Catherine the Great’s birthday is this month, and you can have all the presents—a free Kindle and a spa basket fit for an empress (or emperor).

Go to www.coolwellpress.com/sins and sign your name. That’s all you have to do. Of course, I’d love it if you would buy the novel I wrote about Catherine, although that’s not necessary to win. The novel is called Sins of the Empress, published by Cool Well Press.

You may have heard of Catherine. She’s the tsarina with all the lovers. The one they tell that salacious story about having sex with a horse. That story is NOT true. It is true that she was a very passionate woman, not only in her love life, but in all that she did. That’s the reason she is such a good subject for a novel.

She was forced into an arranged marriage with the heir to the Russian throne when she was still in her teens. Her husband, Peter III, had been an alcoholic since the age of eleven, and it stunted his growth, both physically and emotionally. On his wedding night he brought his toy wooden soldiers to share the bed with Catherine.

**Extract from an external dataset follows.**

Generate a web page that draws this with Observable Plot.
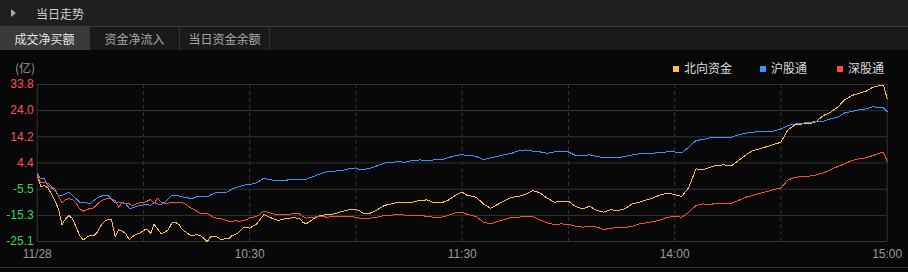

She was under pressure to produce an heir, and since her husband didn’t seem to understand the mechanics of sex, her ladies-in-waiting convinced her to take a lover. She had several before her life ended (by natural causes, not by the horse incident), and she did produce an heir as well as another son and daughter. One of the tragedies of her life was that she was not allowed to see her children, and she risked her life to be with them.

Some accused her of murdering her husband—I’ll let you decide whether or not she did after you read the book. She did manage to secure the throne, though, even before his death, and proved to be one of the greatest rulers of the Russian Empire.

She was no ordinary woman, refusing to stay within the confines of what a woman “should do.” Many disapproved of her, many still do. That is exactly the kind of woman who makes a great story—the kind I love to write about.